Memorandum: James Lambert (Lambert) struck a pedestrian while operating a vehicle owned by his mother, Ruby Lambert (decedent). The pedestrian commenced a personal injury action against decedent and Lambert, both of whom were insured by defendant Allstate Insurance Company (Allstate). Defendants Paul E. Richardson and The Law Offices of Mary A. Bjork (Bjork) were assigned by Allstate to defend decedent and Lambert in the personal injury action. As part of the settlement of that action, decedent agreed to pay approximately $200,000 from her personal assets. Before that payment could be made, however, decedent passed away. Pursuant to an order of Surrogate’s Court, decedent’s estate paid that amount to the personal injury plaintiff in full and final settlement of the action as against decedent.

Plaintiff, as administratrix of decedent’s estate, thereafter commenced the instant action alleging, inter alia, that Richardson and Bjork were negligent and committed legal malpractice while handling the defense of the personal injury action. Sixteen months later, plaintiff moved for leave to amend the complaint to add a cause of action under Judiciary Law § 487. Supreme Court granted that motion, and we now affirm.

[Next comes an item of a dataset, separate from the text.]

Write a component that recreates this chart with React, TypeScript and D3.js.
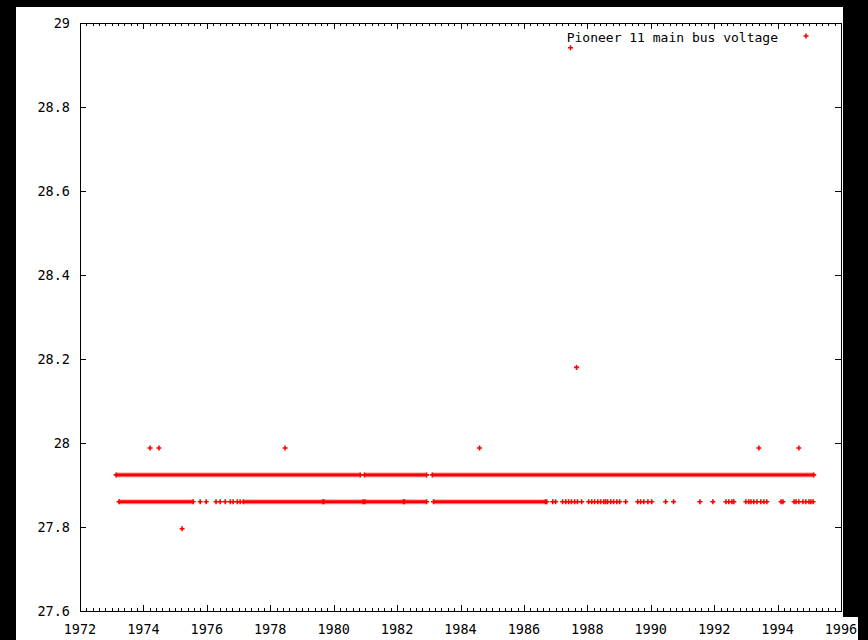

“It is well settled that [l]eave [to amend a pleading] shall be freely given . . . , and [t]he decision to allow or disallow the amendment is committed to the court’s discretion ... A court should not examine the merits or legal sufficiency of the proposed amendment unless the proposed pleading is clearly and patently insufficient on its face” (Landers v CSX Transp., Inc., 70 AD3d 1326, 1327 [2010] [internal quotation marks omitted]; see CPLR 3025 [b]; Edenwald Contr. Co. v City of New York, 60 NY2d 957, 959 [1983]). While defendants contend that plaintiff failed to make an evidentiary showing that the cause of action could be supported, we do not address that contention because it is improperly raised for the first time on appeal (see Ciesinski v Town of Aurora, 202 AD2d 984, 985 [1994]). Contrary to defendants’ further contention, we conclude that the proposed amendment is not patently lacking in merit.

“A violation of Judiciary Law § 487 may be established either by the defendant’s alleged deceit or by an alleged chronic, extreme pattern of legal delinquency by the defendant” (Scarborough v Napoli, Kaiser & Bern, LLP, 63 AD3d 1531, 1533 [2009] [internal quotation marks omitted]; cf. Donaldson v Bot-*1450tar, 275 AD2d 897, 898 [2000], lv dismissed 95 NY2d 959 [2000]; see generally Amalfitano v Rosenberg, 12 NY3d 8, 12-14 [2009]). With respect to the element of deceit, “[t]he operative language at issue — ‘guilty of any deceit’ — focuses on the attorney’s intent to deceive, not the deceit’s success” (Amalfitano, 12 NY3d at 14). Here, in addition to alleging that Richardson “intentionally deceived . . . Lambert when Richardson falsely stated to . . . Lambert that [the personal injury plaintiff] was intent on settling the matter for the combined policy limits,” plaintiff alleges that “Bjork/Richardson intentionally deceived [decedent] and . . . Lambert in representing to them that the [personal injury action] had been settled within policy limits and that neither [Lambert’s] nor [decedent’s] personal assets would be exposed.” Inasmuch as plaintiff alleges that the attorneys “engaged in intentional deceit” (Scarborough, 63 AD3d at 1533), we conclude that plaintiff has alleged sufficient facts to state a cause of action under Judiciary Law § 487.

Defendants further contend that plaintiff’s motion should have been denied inasmuch as no damages resulted from the alleged misconduct. In her proposed amended complaint, plaintiff alleges that, as a result of defendants’ violation of section 487, decedent was damaged. On this record, we cannot conclude that plaintiffs allegation of damages is patently lacking in merit (cf. Manna v Ades, 237 AD2d 264, 265 [1997], lv denied 90 NY2d 806 [1997]; Michalic v Klat, 128 AD2d 505, 506 [1987]). In any event, “ ‘the decision whether to grant leave to amend a complaint is committed to the sound discretion of the court’ ” (Carro v Lyons Falls Pulp & Paper, Inc., 56 AD3d 1276, 1277 [2008]), and we see no basis to disturb the court’s decision here. Present — Scudder, P.J., Peradotto, Sconiers, Valentino and Martoche, JJ.